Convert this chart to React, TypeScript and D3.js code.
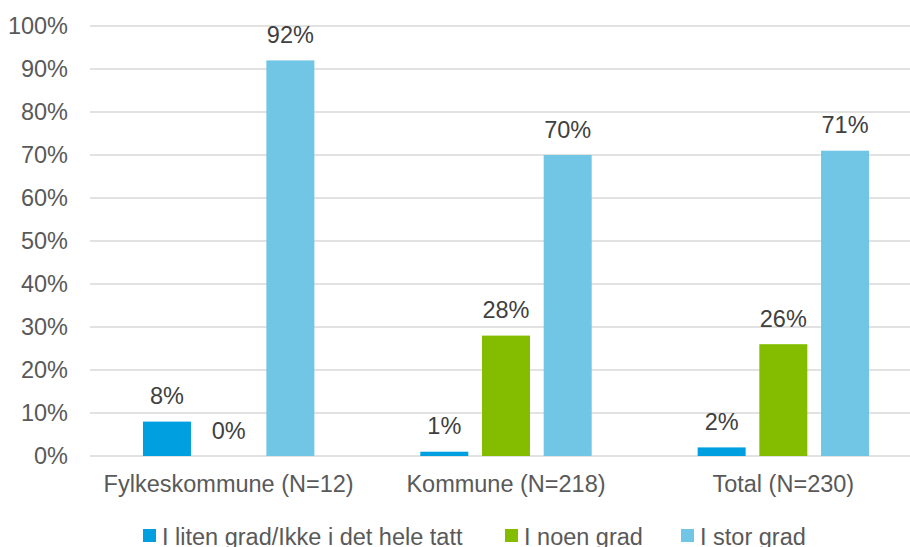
import React from "react";
import * as d3 from "d3";

const categories = ["Fylkeskommune (N=12)", "Kommune (N=218)", "Total (N=230)"];
const seriesNames = ["I liten grad/Ikke i det hele tatt", "I noen grad", "I stor grad"];
const seriesColors = ["#009FDF", "#84BD00", "#71C6E6"];
const lowValues = [8, 1, 2];
const midValues = [0, 28, 26];
const highValues = [92, 70, 71];
const yTicks = [0, 10, 20, 30, 40, 50, 60, 70, 80, 90, 100];

const W = 910;
const H = 547;
const FONT = "'Liberation Sans', Arial, Helvetica, sans-serif";
const FS = 23.5;

export default function App() {
  const seriesValues = [lowValues, midValues, highValues];
  const y = d3.scaleLinear().domain([0, 100]).range([456, 26]);
  const x0 = d3.scaleBand<string>().domain(categories).range([90, 922]).padding(0);
  const x1 = d3
    .scaleBand<string>()
    .domain(seriesNames)
    .range([-85.7, 85.7])
    .paddingInner(0.222)
    .paddingOuter(0);

  const legendX = [143, 505, 681];

  return (
    <svg
      width={W}
      height={H}
      style={{ position: "absolute", left: 0, top: 0, display: "block", background: "#fff" }}
      fontFamily={FONT}
    >
      {yTicks.map((t) => (
        <g key={t}>
          <line x1={90} x2={W} y1={y(t)} y2={y(t)} stroke="#D9D9D9" strokeWidth={1.3} />
          <text x={68} y={y(t) + 8} textAnchor="end" fontSize={FS} fill="#595959">
            {t}%
          </text>
        </g>
      ))}
      {categories.map((c, ci) => {
        const cx = (x0(c) as number) + x0.bandwidth() / 2;
        return (
          <g key={c}>
            {seriesNames.map((s, si) => {
              const v = seriesValues[si][ci];
              const bx = cx + (x1(s) as number);
              const by = y(v);
              return (
                <g key={s}>
                  <rect x={bx} y={by} width={x1.bandwidth()} height={y(0) - by} fill={seriesColors[si]} />
                  <text
                    x={bx + x1.bandwidth() / 2}
                    y={by - 17.5}
                    textAnchor="middle"
                    fontSize={FS}
                    fill="#404040"
                  >
                    {v}%
                  </text>
                </g>
              );
            })}
            <text x={cx} y={492} textAnchor="middle" fontSize={FS} fill="#595959">
              {c}
            </text>
          </g>
        );
      })}
      {seriesNames.map((s, si) => (
        <g key={s}>
          <rect x={legendX[si]} y={529} width={13} height={13} fill={seriesColors[si]} />
          <text x={legendX[si] + 19} y={544.5} fontSize={FS} fill="#595959">
            {s}
          </text>
        </g>
      ))}
    </svg>
  );
}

■ OBJECTIVE
Return only the lines from the start of the data through the line that contains "import * as", please, copying them exactly and omitting all pictures.

■ EXERCISE ANSWER
Convert this chart to React, TypeScript and D3.js code.
import React from "react";
import * as d3 from "d3";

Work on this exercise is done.